● DIRECTIONS
Pictures stay out of the copy. Repeat exactly the lines from the first entry below through the line that contains "plt.rcParams['font.family'] = ['Lato', 'DejaVu", and nothing beyond.

● Saved entries

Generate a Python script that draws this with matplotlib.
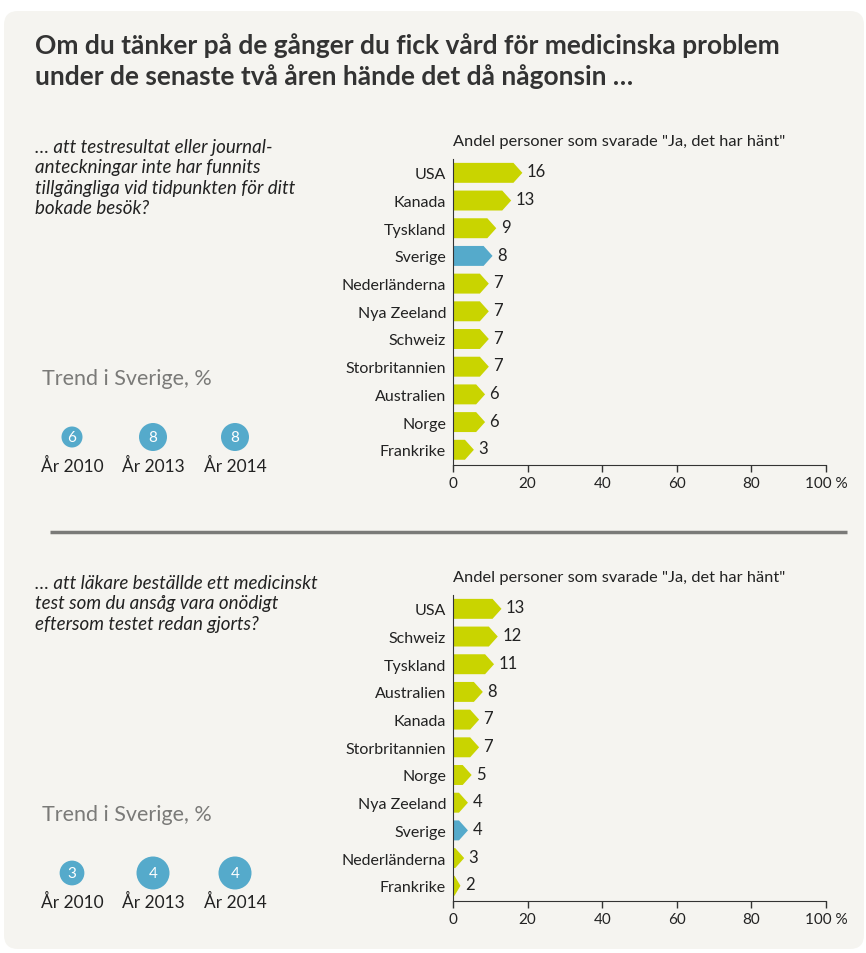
import matplotlib.pyplot as plt
from matplotlib.patches import FancyBboxPatch, Polygon, Circle

plt.rcParams['font.family'] = ['Lato', 'DejaVu Sans']

# ---- data ----
countries_1 = ['USA', 'Kanada', 'Tyskland', 'Sverige', 'Nederländerna', 'Nya Zeeland',
               'Schweiz', 'Storbritannien', 'Australien', 'Norge', 'Frankrike']
values_1 = [16, 13, 9, 8, 7, 7, 7, 7, 6, 6, 3]
countries_2 = ['USA', 'Schweiz', 'Tyskland', 'Australien', 'Kanada', 'Storbritannien',
               'Norge', 'Nya Zeeland', 'Sverige', 'Nederländerna', 'Frankrike']
values_2 = [13, 12, 11, 8, 7, 7, 5, 4, 4, 3, 2]
trend_years = ['År 2010', 'År 2013', 'År 2014']
trend_1 = [6, 8, 8]
trend_2 = [3, 4, 4]

title = ('Om du tänker på de gånger du fick vård för medicinska problem\n'
         'under de senaste två åren hände det då någonsin …')
question_1 = ('… att testresultat eller journal-\nanteckningar inte har funnits\n'
              'tillgängliga vid tidpunkten för ditt\nbokade besök?')
question_2 = ('… att läkare beställde ett medicinskt\ntest som du ansåg vara onödigt\n'
              'eftersom testet redan gjorts?')
header = 'Andel personer som svarade "Ja, det har hänt"'

GREEN = '#c9d400'
BLUE = '#55aacb'
BG = '#f5f4f0'
W, H = 866, 954

fig = plt.figure(figsize=(W / 100, H / 100), dpi=100)
fig.patch.set_facecolor('white')

# overlay in pixel coordinates
bg = fig.add_axes([0, 0, 1, 1])
bg.set_xlim(0, W)
bg.set_ylim(H, 0)
bg.axis('off')
bg.add_patch(FancyBboxPatch((4, 12), W - 6, H - 16, boxstyle='round,pad=0,rounding_size=14',
                            facecolor=BG, edgecolor='none'))
bg.text(35, 33, title, fontsize=19, fontweight='bold', color='#333333',
        va='top', ha='left', linespacing=1.3)
bg.plot([50, 847], [533, 533], color='#7a7a78', lw=2.5, solid_capstyle='butt')


def panel(top, countries, values, trend, question, tip_shift, rmax):
    y0 = top          # top of bar axes (px)
    y1 = top + 306    # axis line (px)
    ax = fig.add_axes([453 / W, 1 - y1 / H, (826 - 453) / W, (y1 - y0) / H])
    ax.set_facecolor('none')
    ax.set_xlim(0, 100)
    ax.set_ylim(len(values) - 0.45, -0.5)
    h = 0.36
    tip = 2.4
    for i, (c, v) in enumerate(zip(countries, values)):
        col = BLUE if c == 'Sverige' else GREEN
        end = v + tip_shift
        rect_end = max(end - tip, 0.4)
        poly = Polygon([(0, i - h), (rect_end, i - h), (end, i), (rect_end, i + h), (0, i + h)],
                       closed=True, facecolor=col, edgecolor='none')
        ax.add_patch(poly)
        ax.text(end + 1.2, i - 0.05, str(v), va='center', ha='left', fontsize=12, color='#222222')
    ax.set_yticks(range(len(countries)))
    ax.set_yticklabels(countries, fontsize=11.5, color='#222222')
    ax.tick_params(axis='y', length=0, pad=5)
    ax.set_xticks([0, 20, 40, 60, 80, 100])
    ax.set_xticklabels(['0', '20', '40', '60', '80', '100 %'], fontsize=11, color='#222222')
    ax.tick_params(axis='x', length=5, width=1, direction='out', color='#333333', pad=3)
    for s in ['top', 'right']:
        ax.spines[s].set_visible(False)
    ax.spines['left'].set_color('#333333')
    ax.spines['bottom'].set_color('#333333')
    ax.text(0, -0.9, header, fontsize=11.8, color='#222222', ha='left', va='bottom')

    bg.text(35, top - 21, question, fontsize=13.5, style='italic', color='#222222',
            va='top', ha='left', linespacing=1.25)
    bg.text(42, top + 219, 'Trend i Sverige, %', fontsize=15.5, color='#7a7a78',
            va='center', ha='left')
    vmax = max(trend)
    for x, yr, v in zip([72, 153, 235], trend_years, trend):
        r = rmax * v / vmax
        bg.add_patch(Circle((x, top + 278), r, facecolor=BLUE, edgecolor='none'))
        bg.text(x, top + 278, str(v), color='white', fontsize=11, ha='center', va='center')
        bg.text(x, top + 306, yr, color='#222222', fontsize=12.5, ha='center', va='center')


panel(160, countries_1, values_1, trend_1, question_1, 2.6, 14)
panel(596, countries_2, values_2, trend_2, question_2, 0.0, 16.5)

fig.savefig('out.png', dpi=100, facecolor='white')
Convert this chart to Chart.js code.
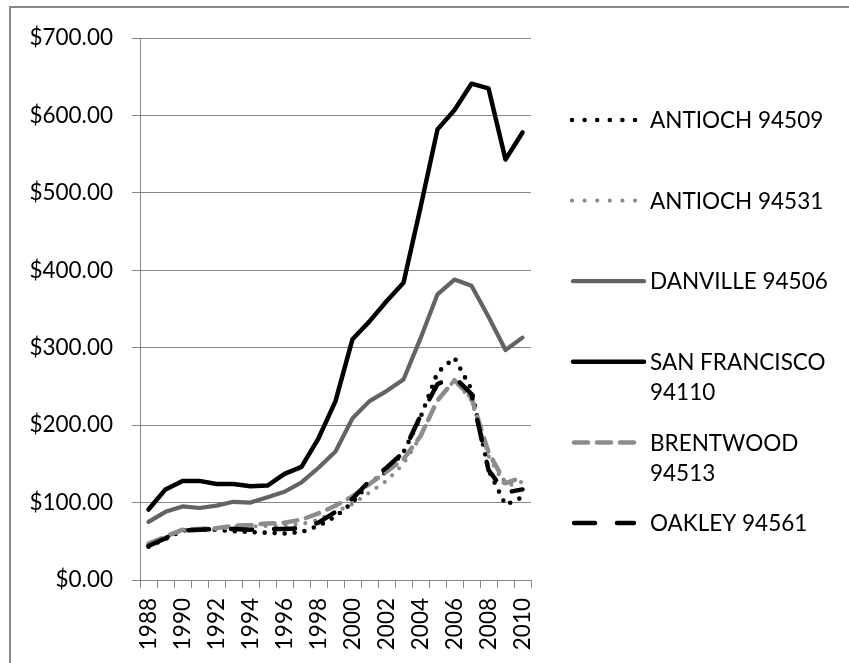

● FULL OUTPUT
Generate a Python script that draws this with matplotlib.
import matplotlib.pyplot as plt
from matplotlib.patches import FancyBboxPatch, Polygon, Circle

plt.rcParams['font.family'] = ['Lato', 'DejaVu Sans']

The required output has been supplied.